We have started to assay the wound healing process using both scanning microscopy and transmission electron microscopy (TEM). Live embryos, in which very specific cells have been ablated, are analyzed with time-lapse scanning microscopy, and at points during the wound healing process, we fix embryos using HPRF for the best possible preservation (4). The sub-cellular changes that occur during the wound healing process are evaluated by transmission electron microscopy.
This past summer, I spent a month at Duke using HPRF to prepare wounded embryos for TEM analysis here. We also prepared embryos mutant in six different genes, in which the mutant phenotype is defective dorsal closure. All material we have preserved can be sectioned and studied using the equipment we have here in our Electron Microscopy lab.
We plan to also investigate pharmaceutical perturbation of the wound healing response using drugs that specifically inhibit protein synthesis and actin and microtubule function, in order to determine the roles of these components in wound healing. The effects of these drugs on sub-cellular structures will again be monitored by both scanning microscopy, and HPRF followed by TEM analysis. In such experiments, we will be able to ask and answer questions such as is protein synthesis required for the timely and correct reestablishment of the actin-myosin cytoskeleton following ablation and subsequent wound healing? We have hypothesized that signaling via microtubules may be an essential first step in the establishment of the actin-myosin network. Thus another question of great interest to us is whether inhibiting microtubules early in the process will affect the establishment of the actin-myosin network? The only way we can ask and answer such questions is by using the experimental approaches and instrumentation described above.

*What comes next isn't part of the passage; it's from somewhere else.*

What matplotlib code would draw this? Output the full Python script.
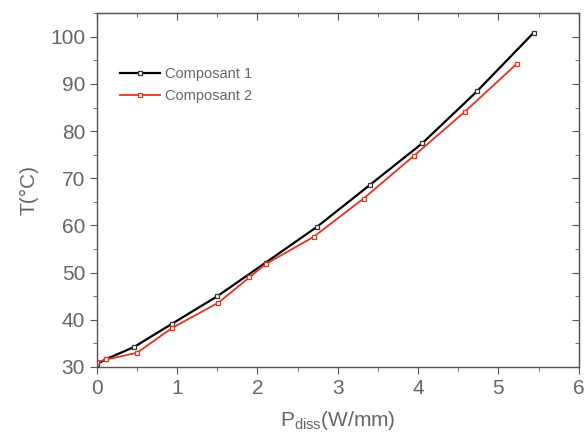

The only lab in the world that has a laser ablation system set up on a scanning microscope and has direct and immediate access to HPRF instrumentation is Dan Kiehart's lab at Duke. All experimental material prepared in using this unique and highly technical equipment will be sectioned and studied using the equipment we have here in our Electron Microscopy lab.
1. Kiehart, D.P. , R.A. Montague, W.L. Rickoll, D. Foard, and G.H. Thomas. (1994). High-resolution microscopic methods for the analysis of cellular movements in Drosophila embryos. In: Methods in Cell Biology, edited by R. Goldstein and R. Storti, pp. 507-532.
2. Kiehart, D.P., C.G. Galbraith, K.A. Edwards, W.L. Rickoll, and R.A. Montague. (2000) Multiple forces contribute to cell sheet morphogenesis for dorsal closure in Drosophila. J Cell Biol. 149(2): 471-90.
3. Hutson, M. S. ,Y. Tokutake, M.-S. Chang, J. W. Bloor, S. Vanakides, D. P. Kiehart and G. S. Edwards. (2003) Laser dissection and quantitative analysis of dorsal closure in Drosophila morphogenesis. Science 300: 145-149.
4. McDonald, K., D.J. Sharp and W.L. Rickoll. (2000) Electron Microscope Techniques for Drosophila. In: Drosophila Protocols. Cold Spring Harbor Laboratory Press, Eds. W. Sullivan, M. Ashburner, and R.S.